In an account at odds with those given by the women, Horsfall said the first alleged sexual encounter never happened and the second was consensual, initiated by the woman who was "trying to grab my penis" as she lay face-down on a massage table at his Culburra Beach home.
"Her hands were wandering a little bit when I was working up the top of the body," he said.
"She said she wanted me to f--- her and I said, 'no that's not going to happen', because her son and my mum were in the next room. It would be too loud, too noisy. But during the massage we made out."
Under cross-examination, Horsfall admitted he was romantically interested in the woman, who he shared texts and phone calls with in the leadup to the massage in March 2021.
But he told jurors he "did nothing to invite" the woman's advances, claiming she repeatedly removed her towel and "grabbed me by the balls ... and started rubbing me up" before he ultimately performed oral sex on her.
"I didn't throw the leg over, so to speak," he said.
The woman earlier told jurors she lay on the table in fear as Horsfall molested her, then digitally and orally raped her in an hour-long ordeal.
Challenging Horsfall's account, Crown prosecutor Nerissa Keay noted the room was quite close to where the woman's son and Horsfall's mother were watching a movie.
"And you say that as soon as the massage started she engaged in sexual acts with you that you didn't want?" she said.
"It wasn't straight away. It would be 15 mins into it," Horsfall replied.
"You didn't want it?"
"Not at the time, no."
Horsfall conceded he was wrong in earlier claiming the woman sent him a pornographic film of a sexual massage.
Records tendered in court showed the video in fact came from an all-male Facebook group Horsfall was part of. He commented on it, "LOL only happened a few times with my massages".
Horsfall is charged with two counts of sexual assault, and one of sexual touching without consent, stemming from his encounter with the woman.
A fourth charge - aggravated sexual assault - relates to an earlier accuser, who alleges Horsfall digitally raped during a massage at her mother's South Coast home in January 2021.
Horsfall's claim that the woman was wearing long pajama pants was challenged in court.
"Are you suggesting she was wearing long pyjama pants because it would have been very difficult for you to put your hand up those and into her vagina?" Ms Keay asked.
"No," Horsfall replied.
Explaining the short duration of the woman's massage - 15 minutes - he said, "I worked on the area I needed to work on".
He denied he went and had a cup of coffee with the woman's mother afterwards, leaving the woman - who was reliant on a wheelchair - lying facedown on an ottoman.
"You walked away because you'd sexually assaulted her," Ms Keay said.

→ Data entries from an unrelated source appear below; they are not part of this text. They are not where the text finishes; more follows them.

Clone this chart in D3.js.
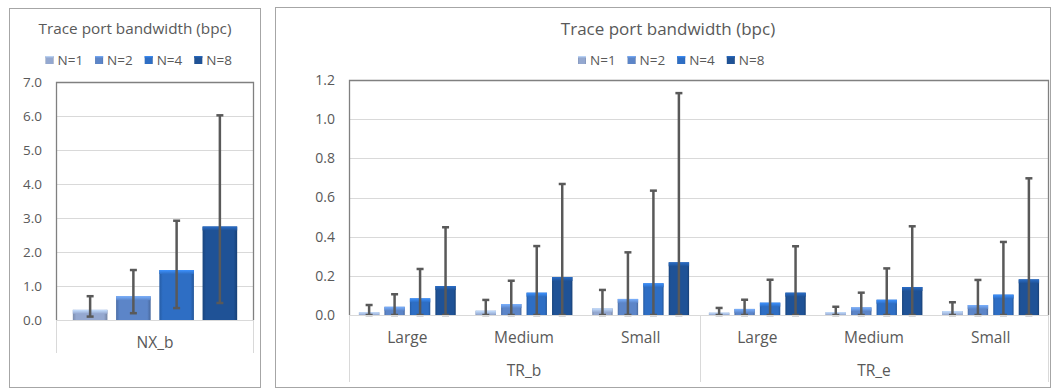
<!DOCTYPE html>
<html>
<head>
<meta charset="utf-8">
<script src="https://cdn.jsdelivr.net/npm/d3@7"></script>
<style>
  body { margin: 0; background: #fff; }
  svg text { font-family: "Open Sans", sans-serif; fill: #595959; }
</style>
</head>
<body>
<svg id="chart" width="1051" height="388"></svg>
<script>
// ---- data ----
var series = ["N=1", "N=2", "N=4", "N=8"];
var seriesColors = ["#94a8d0", "#5c85c8", "#2e6ec4", "#1f5296"];

var nxCategories = ["NX_b"];
var nxValues = [[0.30], [0.70], [1.47], [2.75]];
var nxLow    = [[0.10], [0.20], [0.35], [0.50]];
var nxHigh   = [[0.70], [1.47], [2.92], [6.02]];
var nxTicks  = [0, 1, 2, 3, 4, 5, 6, 7];

var trGroups = ["TR_b", "TR_e"];
var trSizes  = ["Large", "Medium", "Small"];
// one entry per (group, size): TR_b Large, Medium, Small, TR_e Large, Medium, Small
var trValues = [
  [0.014, 0.022, 0.034, 0.012, 0.015, 0.020],
  [0.042, 0.056, 0.082, 0.031, 0.039, 0.051],
  [0.085, 0.114, 0.162, 0.063, 0.078, 0.104],
  [0.148, 0.194, 0.269, 0.114, 0.143, 0.182]
];
var trLow = [
  [0, 0, 0, 0, 0, 0],
  [0, 0, 0, 0, 0, 0],
  [0, 0, 0, 0, 0, 0],
  [0, 0, 0, 0, 0, 0]
];
var trHigh = [
  [0.051, 0.077, 0.128, 0.036, 0.042, 0.065],
  [0.106, 0.175, 0.320, 0.078, 0.114, 0.179],
  [0.235, 0.352, 0.635, 0.180, 0.238, 0.373],
  [0.448, 0.669, 1.133, 0.351, 0.453, 0.698]
];
var trTicks = [0, 0.2, 0.4, 0.6, 0.8, 1.0, 1.2];

var titleText = "Trace port bandwidth (bpc)";

var svg = d3.select("#chart");

// bevel-ish gradients like the office bar style
var defs = svg.append("defs");
seriesColors.forEach(function(c, i) {
  var base = d3.color(c);
  var g = defs.append("linearGradient").attr("id", "side" + i)
    .attr("x1", 0).attr("x2", 1).attr("y1", 0).attr("y2", 0);
  g.append("stop").attr("offset", "0").attr("stop-color", base.darker(0.5));
  g.append("stop").attr("offset", "0.1").attr("stop-color", base);
  g.append("stop").attr("offset", "0.9").attr("stop-color", base);
  g.append("stop").attr("offset", "1").attr("stop-color", base.darker(0.7));
  var t = defs.append("linearGradient").attr("id", "top" + i)
    .attr("x1", 0).attr("x2", 0).attr("y1", 0).attr("y2", 1);
  t.append("stop").attr("offset", "0").attr("stop-color", base.brighter(0.8));
  t.append("stop").attr("offset", "1").attr("stop-color", base);
});

function drawPanel(o) {
  var panel = svg.append("g");

  panel.append("rect")
    .attr("x", o.frame[0] + 0.5).attr("y", o.frame[1] + 0.5)
    .attr("width", o.frame[2] - o.frame[0]).attr("height", o.frame[3] - o.frame[1])
    .attr("fill", "#fff").attr("stroke", "#a6a6a6");

  panel.append("text")
    .attr("x", o.center).attr("y", 29).attr("dy", "0.35em")
    .attr("text-anchor", "middle").style("font-size", o.titleSize + "px")
    .text(titleText);

  // legend
  var leg = panel.append("g").attr("transform", "translate(" + o.legendX + ",60)");
  series.forEach(function(s, i) {
    var g = leg.append("g").attr("transform", "translate(" + (i * 49.6) + ",0)");
    g.append("rect").attr("x", 0).attr("y", -4).attr("width", 8).attr("height", 8)
      .attr("fill", "url(#side" + i + ")");
    g.append("rect").attr("x", 0).attr("y", -4).attr("width", 8).attr("height", 2)
      .attr("fill", "url(#top" + i + ")");
    g.append("text").attr("x", 12).attr("y", 0).attr("dy", "0.35em")
      .style("font-size", "13.5px").text(s);
  });

  var p = o.plot;
  var y = d3.scaleLinear().domain([0, o.yMax]).range([p.bottom, p.top]);
  var x0 = d3.scaleBand().domain(o.keys).range([p.left, p.right])
    .paddingInner(0.17).paddingOuter(0.085);
  var x1 = d3.scaleBand().domain(d3.range(series.length)).range([0, x0.bandwidth()])
    .paddingInner(0.2);

  // gridlines
  panel.append("g").selectAll("line").data(o.ticks).join("line")
    .attr("x1", p.left).attr("x2", p.right)
    .attr("y1", function(d) { return Math.round(y(d)) + 0.5; })
    .attr("y2", function(d) { return Math.round(y(d)) + 0.5; })
    .attr("stroke", "#d9d9d9");

  // y axis labels
  var yAxis = d3.axisLeft(y).tickValues(o.ticks).tickFormat(d3.format(".1f"))
    .tickSize(0).tickPadding(14);
  var ya = panel.append("g").attr("transform", "translate(" + p.left + ",0)").call(yAxis);
  ya.select(".domain").remove();
  ya.selectAll("text").style("font-size", o.tickSize + "px").attr("fill", "#595959");

  // category row separators
  panel.append("g").selectAll("line").data(o.separators).join("line")
    .attr("x1", function(d) { return d; }).attr("x2", function(d) { return d; })
    .attr("y1", p.bottom).attr("y2", o.catBottom)
    .attr("stroke", "#d9d9d9");

  // plot border (left, top, right)
  panel.append("path")
    .attr("d", "M" + (p.left + 0.5) + "," + p.bottom + "V" + (p.top + 0.5) +
      "H" + (p.right - 0.5) + "V" + p.bottom)
    .attr("fill", "none").attr("stroke", "#808080").attr("stroke-width", 1.3);

  // bars
  series.forEach(function(s, si) {
    var g = panel.append("g");
    o.keys.forEach(function(k, ki) {
      var v = o.values[si][ki];
      var bx = x0(k) + x1(si), bw = x1.bandwidth();
      var h = y(0) - y(v);
      g.append("rect").attr("x", bx).attr("y", y(v)).attr("width", bw).attr("height", h)
        .attr("fill", "url(#side" + si + ")");
      g.append("rect").attr("x", bx).attr("y", y(v)).attr("width", bw)
        .attr("height", Math.min(4, h))
        .attr("fill", "url(#top" + si + ")");
    });
  });

  // error bars
  series.forEach(function(s, si) {
    var g = panel.append("g").attr("stroke", "#595959").attr("stroke-width", 2.5);
    o.keys.forEach(function(k, ki) {
      var cx = x0(k) + x1(si) + x1.bandwidth() / 2;
      var lo = y(o.low[si][ki]), hi = y(o.high[si][ki]);
      g.append("line").attr("x1", cx).attr("x2", cx).attr("y1", lo).attr("y2", hi);
      g.append("line").attr("x1", cx - 3.5).attr("x2", cx + 3.5).attr("y1", hi).attr("y2", hi);
      g.append("line").attr("x1", cx - 3.5).attr("x2", cx + 3.5).attr("y1", lo).attr("y2", lo);
    });
  });

  // axis line
  panel.append("line").attr("x1", p.left).attr("x2", p.right)
    .attr("y1", p.bottom + 0.5).attr("y2", p.bottom + 0.5).attr("stroke", "#d9d9d9");

  // category labels
  panel.append("g").selectAll("text").data(o.keys).join("text")
    .attr("x", function(k) { return x0(k) + x0.bandwidth() / 2; })
    .attr("y", o.catY).attr("dy", "0.35em").attr("text-anchor", "middle")
    .style("font-size", "15.5px")
    .text(function(k, i) { return o.catLabels[i]; });

  return { x0: x0, panel: panel };
}

// left chart
drawPanel({
  frame: [9, 8, 260, 387],
  center: 135, legendX: 45.5, titleSize: 15.3, tickSize: 13.5,
  plot: { left: 56, right: 254, top: 82, bottom: 320 },
  yMax: 7, ticks: nxTicks,
  keys: nxCategories, catLabels: nxCategories,
  values: nxValues, low: nxLow, high: nxHigh,
  separators: [56.5, 253.5], catBottom: 353, catY: 343
});

// right chart
var trKeys = [], trLabels = [];
trGroups.forEach(function(g) {
  trSizes.forEach(function(s) { trKeys.push(g + "|" + s); trLabels.push(s); });
});
var right = drawPanel({
  frame: [275, 7, 1050, 387],
  center: 668, legendX: 578, titleSize: 17, tickSize: 14,
  plot: { left: 349, right: 1049, top: 80, bottom: 315 },
  yMax: 1.2, ticks: trTicks,
  keys: trKeys, catLabels: trLabels,
  values: trValues, low: trLow, high: trHigh,
  separators: [349.5, 700.5, 1048.5], catBottom: 382, catY: 338
});

// group labels under the sizes
right.panel.append("g").selectAll("text").data(trGroups).join("text")
  .attr("x", function(g) {
    var first = right.x0(g + "|" + trSizes[0]);
    var last = right.x0(g + "|" + trSizes[trSizes.length - 1]) + right.x0.bandwidth();
    return (first + last) / 2;
  })
  .attr("y", 371).attr("dy", "0.35em").attr("text-anchor", "middle")
  .style("font-size", "15.5px")
  .text(function(g) { return g; });
</script>
</body>
</html>
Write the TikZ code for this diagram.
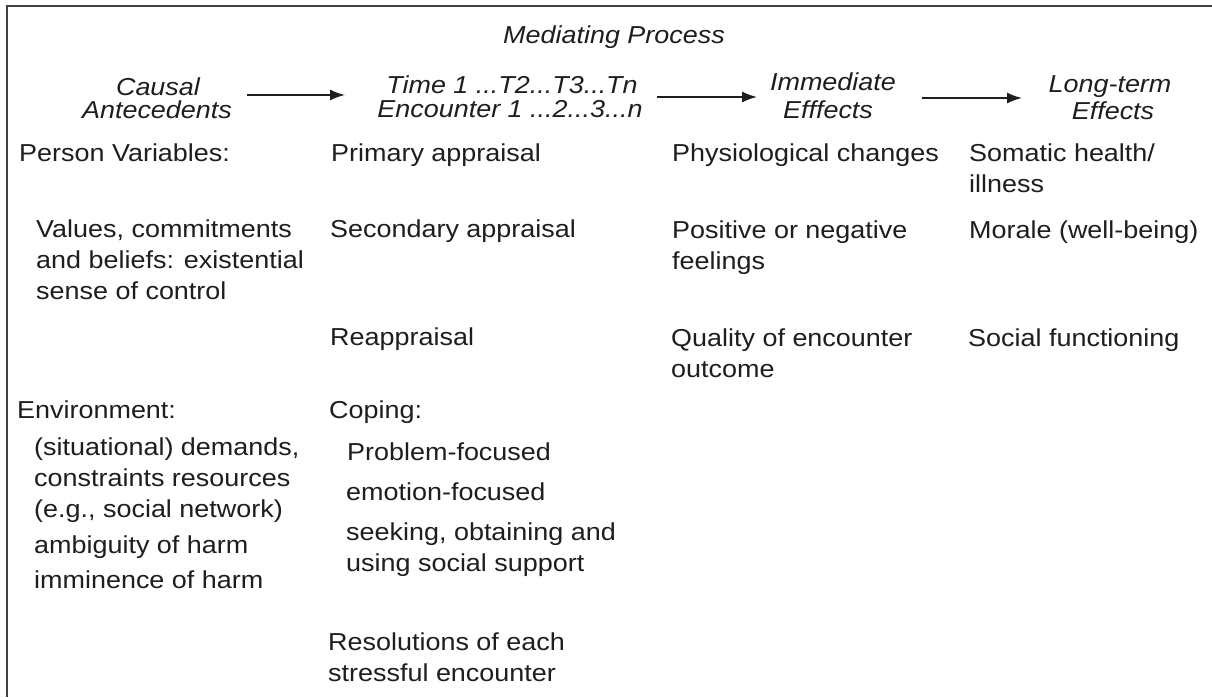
\documentclass[tikz,border=0pt]{standalone}
\usepackage{fontspec}
\setmainfont{Liberation Sans}[FakeStretch=1.10]
\usetikzlibrary{arrows.meta}
\definecolor{ink}{HTML}{1E1E1E}
\begin{document}
\begin{tikzpicture}[x=1pt,y=-1pt,
  txt/.style={inner sep=0pt, anchor=base west, text=ink, font=\fontsize{24.5}{29}\selectfont},
  hd/.style={inner sep=0pt, anchor=base, text=ink, font=\fontsize{24.5}{29}\selectfont\itshape},
  flow/.style={draw=ink, line width=1.6pt, -{Latex[length=15pt,width=11pt]}},
  frameline/.style={draw=ink!85, line width=1.5pt}]
\useasboundingbox (0,0) rectangle (1212,697);
\fill[white] (0,0) rectangle (1212,697);
\draw[frameline] (7,697) -- (7,6) -- (1212,6);

% header
\node[hd] (mp) at (614,43) {Mediating Process};
\node[hd] (ca1) at (158,95) {Causal};
\node[hd] (ca2) at (157,118) {Antecedents};
\node[hd] (tm1) at (512,93) {Time 1 ...T2...T3...Tn};
\node[hd] (tm2) at (510,117) {Encounter 1 ...2...3...n};
\node[hd] (ie1) at (833,90) {Immediate};
\node[hd] (ie2) at (828,118) {Efffects};
\node[hd] (le1) at (1110,92) {Long-term};
\node[hd] (le2) at (1113,119) {Effects};

\coordinate (a1s) at (247,95); \coordinate (a1e) at (345,95);
\coordinate (a2s) at (657,97); \coordinate (a2e) at (757,97);
\coordinate (a3s) at (922,98); \coordinate (a3e) at (1022,98);
\draw[flow] (a1s) -- (a1e);
\draw[flow] (a2s) -- (a2e);
\draw[flow] (a3s) -- (a3e);

% column 1
\node[txt] (pv) at (19,161) {Person Variables:};
\node[txt] (v1) at (36,237) {Values, commitments};
\node[txt] (v2) at (36,268) {and beliefs: existential};
\node[txt] (v3) at (36,299) {sense of control};
\node[txt] (en) at (17,418) {Environment:};
\node[txt] (s1) at (34,455) {(situational) demands,};
\node[txt] (s2) at (34,486) {constraints resources};
\node[txt] (s3) at (34,517) {(e.g., social network)};
\node[txt] (am) at (34,553) {ambiguity of harm};
\node[txt] (im) at (34,588) {imminence of harm};

% column 2
\node[txt] (pa) at (331,161) {Primary appraisal};
\node[txt] (sa) at (330,237) {Secondary appraisal};
\node[txt] (ra) at (330,345) {Reappraisal};
\node[txt] (cp) at (329,418) {Coping:};
\node[txt] (pf) at (347,460) {Problem-focused};
\node[txt] (ef) at (346,500) {emotion-focused};
\node[txt] (so1) at (346,540) {seeking, obtaining and};
\node[txt] (so2) at (346,571) {using social support};
\node[txt] (re1) at (328,650) {Resolutions of each};
\node[txt] (re2) at (328,681) {stressful encounter};

% column 3
\node[txt] (ph) at (672,161) {Physiological changes};
\node[txt] (po1) at (672,238) {Positive or negative};
\node[txt] (po2) at (672,269) {feelings};
\node[txt] (qu1) at (671,346) {Quality of encounter};
\node[txt] (qu2) at (671,377) {outcome};

% column 4
\node[txt] (sh1) at (969,161) {Somatic health/};
\node[txt] (sh2) at (969,192) {illness};
\node[txt] (mo) at (969,238) {Morale (well-being)};
\node[txt] (sf) at (968,346) {Social functioning};
\end{tikzpicture}
\end{document}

"No I did not ... I helped her up and sat her on her walker," he said.
Horsfall has admitted to interfering with five women who attended a Gerringong massage parlour between November 2020 and March 2021. The jury will be given a document detailing those events at trial's end, and has been instructed to take this additional evidence into account when considering whether a pattern of behaviour has been established.
Defence barrister Rajiv Baldeo told jurors Horsfall's first accuser had falsely told police that Horsfall suggested her massage, when electronic messages showed she had been asking him for a massage for more than two weeks.
He called on jurors to dismiss the evidence of Horsfall's second accuser, noting the woman continued communicating with him after she alleged the assault.
"If [she] had been sexually assaulted in the way she said ... you have no sensible reason why she would have a conversation with him less than 24 hours later, and [would] go on and on and on ... Not only did those communications increase, but she spent time with him - she went on a lunch date with him. They spent that time together. Why?"
The woman told police she felt like she was being stalked by Horsfall.
The trial is unable to progress on Friday. The jury of seven women and five men is expected to begin its deliberations from Monday, after Judge Robert Sutherland summarises the case.